Aim of the task | Only lines with the word "this" are needed; collect each of them from the listing below.

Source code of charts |
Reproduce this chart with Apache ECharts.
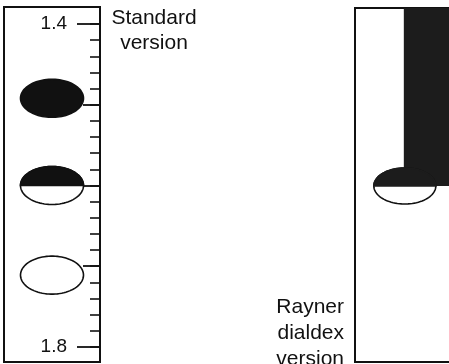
<!DOCTYPE html>
<html><head><meta charset="utf-8">
<script src="https://cdn.jsdelivr.net/npm/echarts@6/dist/echarts.min.js"></script>
<style>html,body{margin:0;padding:0;background:#fff;overflow:hidden}#c{width:449px;height:364px}</style>
</head><body><div id="c"></div>
<script>
// ---- data ----
const minorTicks = [1.40,1.42,1.44,1.46,1.48,1.50,1.52,1.54,1.56,1.58,1.60,1.62,1.64,1.66,1.68,1.70,1.72,1.74,1.76,1.78,1.80];
const majorTicks = [1.5,1.6,1.7];
const endTicks = [1.4,1.8];
const tickLabels = ['1.4','1.8'];
const standardReadings = [1.492, 1.6, 1.711];
const standardKinds = ['full','top','none'];
const dialdexReadings = [1.6];
const panelLabels = ['Standard\nversion', 'Rayner\ndialdex\nversion'];

// ---- layout ----
const yMin = 1.37895, yMax = 1.81858;
const FONT = 'Liberation Sans, Arial, Helvetica, sans-serif';
const leftGrid = {left:4, right:349, top:7, bottom:2};

function ellipsePts(cx, cy, rx, ry, t0, t1, n){
  const pts = [];
  for (let i = 0; i <= n; i++){
    const t = t0 + (t1 - t0) * i / n;
    pts.push([cx + rx * Math.cos(t), cy + ry * Math.sin(t)]);
  }
  return pts;
}

function yAxisBase(grid){
  return {type:'value', gridIndex:grid, min:yMin, max:yMax, inverse:true, position:'right',
    axisLine:{show:false, onZero:false}, splitLine:{show:false}, axisLabel:{show:false}, axisTick:{show:false}};
}

const chart = echarts.init(document.getElementById('c'), null, {renderer:'canvas'});
chart.setOption({
  animation:false,
  backgroundColor:'#fff',
  grid:[
    Object.assign({show:true, borderColor:'#111', borderWidth:2, backgroundColor:'transparent'}, leftGrid),
    {left:355, right:0, top:8, bottom:2, show:false},
    Object.assign({show:false}, leftGrid),
    Object.assign({show:false}, leftGrid)
  ],
  xAxis:[0,1,2,3].map(g => ({type:'value', gridIndex:g, min:0, max:1, show:false, axisLine:{onZero:false}})),
  yAxis:[
    Object.assign(yAxisBase(0), {axisTick:{show:true, inside:true, length:10, customValues:minorTicks, lineStyle:{color:'#111', width:1.6}}}),
    yAxisBase(1),
    Object.assign(yAxisBase(2), {axisTick:{show:true, inside:true, length:17, customValues:majorTicks, lineStyle:{color:'#111', width:1.8}}}),
    Object.assign(yAxisBase(3), {axisTick:{show:true, inside:true, length:23, customValues:endTicks, lineStyle:{color:'#111', width:1.8}},
      axisLabel:{show:true, inside:true, margin:33, customValues:endTicks,
        formatter:function(v){ const i = endTicks.indexOf(+v.toFixed(2)); return i >= 0 ? tickLabels[i] : ''; },
        color:'#111', fontSize:19, fontFamily:FONT}})
  ],
  series:[
    {
      type:'custom', xAxisIndex:0, yAxisIndex:0, clip:false,
      data: standardReadings.map((v,i) => [0.5, v, standardKinds[i] === 'full' ? 0 : standardKinds[i] === 'top' ? 1 : 2]),
      renderItem:function(params, api){
        const c = api.coord([api.value(0), api.value(1)]);
        const kind = api.value(2);
        const rx = 31.5, ry = 19;
        const children = [];
        children.push({type:'polygon', shape:{points:ellipsePts(c[0], c[1], rx, ry, 0, Math.PI*2, 90)},
          style:{fill: kind === 0 ? '#111' : '#fff', stroke:'#111', lineWidth:1.6}});
        if (kind === 1){
          children.push({type:'polygon', shape:{points:ellipsePts(c[0], c[1], rx, ry, Math.PI, Math.PI*2, 45)},
            style:{fill:'#111', stroke:'#111', lineWidth:1.6}});
        }
        return {type:'group', children};
      }
    },
    {
      type:'custom', xAxisIndex:1, yAxisIndex:1, clip:false,
      data: dialdexReadings.map(v => [0.53, v]),
      renderItem:function(params, api){
        const c = api.coord([api.value(0), api.value(1)]);
        const cs = params.coordSys;
        const rx = 31, ry = 18;
        const right = cs.x + cs.width + 10;
        return {type:'group', children:[
          {type:'polyline', shape:{points:[[right, cs.y], [cs.x, cs.y], [cs.x, cs.y + cs.height], [right, cs.y + cs.height]]},
            style:{fill:null, stroke:'#111', lineWidth:2}},
          {type:'rect', shape:{x:c[0]-1, y:cs.y, width:right - c[0] + 1, height:c[1]-cs.y}, style:{fill:'#1c1c1c'}},
          {type:'polygon', shape:{points:ellipsePts(c[0], c[1], rx, ry, 0, Math.PI*2, 90)}, style:{fill:'#fff', stroke:'#111', lineWidth:1.6}},
          {type:'polygon', shape:{points:ellipsePts(c[0], c[1], rx, ry, Math.PI, Math.PI*2, 45)}, style:{fill:'#1c1c1c', stroke:'#1c1c1c', lineWidth:1.6}}
        ]};
      }
    }
  ],
  graphic:[
    {type:'text', x:154, y:6, style:{text:panelLabels[0], fill:'#111', font:'21px ' + FONT, textAlign:'center', lineHeight:25}},
    {type:'text', x:344, y:294, style:{text:panelLabels[1], fill:'#111', font:'21px ' + FONT, textAlign:'right', lineHeight:26}}
  ]
});
</script>
</body></html>
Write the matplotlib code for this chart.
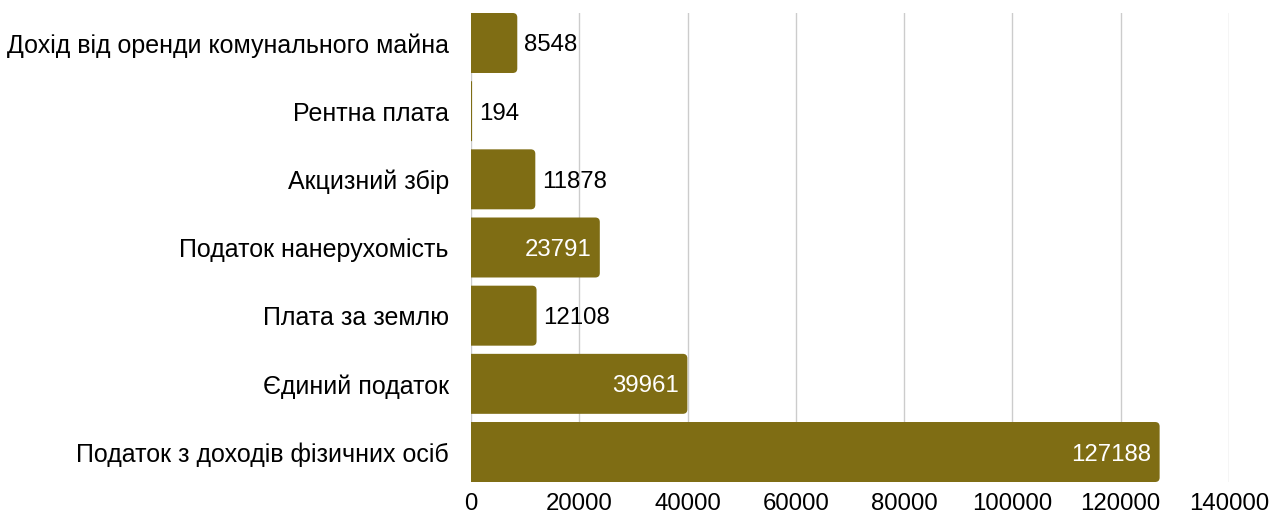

Output below |
Reproduce this chart with Apache ECharts.
Write the matplotlib code for this chart.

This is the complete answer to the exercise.